Initial hypothesis: aurora is slow at validating column uniqueness

My first stop was the documentation for postgres, and the behavior of the ALTER TABLE command. What about it might cause the database to “lock up” like this?

The documentation says, among other things:

…most forms of ADD table_constraint require an ACCESS EXCLUSIVE lock…

Normally, this form will cause a scan of the table to verify that all existing rows in the table satisfy the new constraint. But if the NOT VALID option is used, this potentially-lengthy scan is skipped.

Seems like a clue! An ACCESS EXLCLUSIVE lock seems like it would lock things up!

ACCESS EXCLUSIVE: This mode guarantees that the holder is the only transaction accessing the table in any way.

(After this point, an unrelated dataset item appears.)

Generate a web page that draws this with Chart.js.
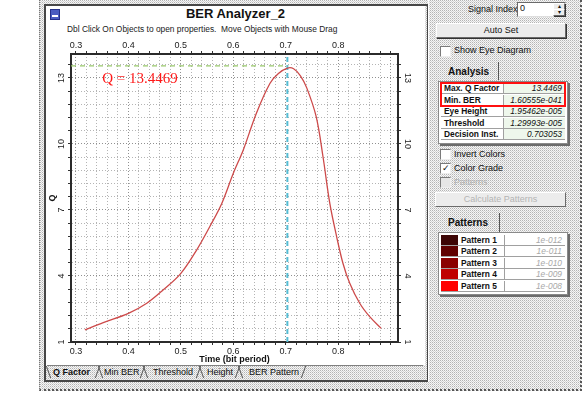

OK, so first hypothesis: We ran an ALTER TABLE command to enforce uniqueness of a column, aurora postgres for some reason took 10 minutes to verify uniqueness on the ~250 rows of existing data, and during this 10 minutes enforced an ACCESS EXLUSIVE lock on the relevant table, locking out our request-serving lambdas. And maybe, if we use a NOT VALID option, we can fix it.

Weird, but straightforward. Was it correct? Could we disprove it?

Replication attempt #1

Because I thought that this was an aurora bug, I thought we’d need to replicate it in aurora. I walked down this road a bit:

Use cloudformation to create a replication environment, with a database configured similarly to our production database
Load the replication environment database with realistic data
Run the database migration
See if it takes 10 minutes

This is a fairly heavy undertaking - I spend about two hours on it, and then started wondering, what will I do if I cannot replicate this problem easily in this environment? Will I have to add more things about our real environment (HTTP-serving lambdas, a github action, etc) one-by-one until I find the relevant interaction?

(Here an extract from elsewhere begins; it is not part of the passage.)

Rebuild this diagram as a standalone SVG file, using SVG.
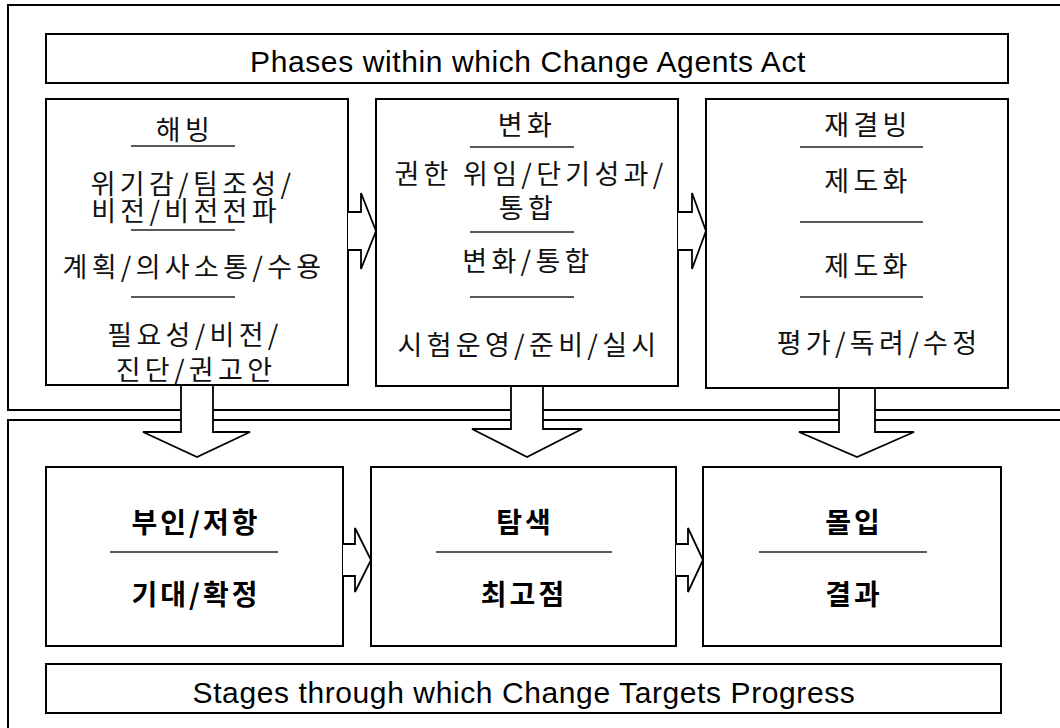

Is there a cheaper, easier way to replicate this?

Replication attempt #2

So then I thought, let’s just see if we can replicate this easily in one of our pre-production environments. We have two, one called dev and one called staging. Using the AWS CLI, I confirmed that the databases were configured very similarly to production.

So, I decided to impersonate alembic - I got it to tell me the SQL it would run to downgrade the database, then upgrade it again. The experiment:

Run downgrade SQL against dev database
Run upgrade SQL against dev database
If either of these is “slow” (longer than a few seconds), you’ve replicated the bug

The result was negative - the downgrade and the upgrade took less than a second!

So, my initial replication effort had been doomed to failure, and I was correct to abandon it before investing too heavily.

So, what’s the relevant difference? We know the bug does not appear on the dev environment, with a database configured identically to production. Well, the production environment serves HTTP traffic, so there are other connections open to the database - maybe we can simulate that in a pre-production environment, and see if the bug appears.

I figured that this was a hail mary, because I had no theory that would make HTTP traffic relevant to the bug.

Replication attempt #3

I wrote a script that made realistic requests to the staging environment on an infinite loop, and reported the status code and latency of the responses.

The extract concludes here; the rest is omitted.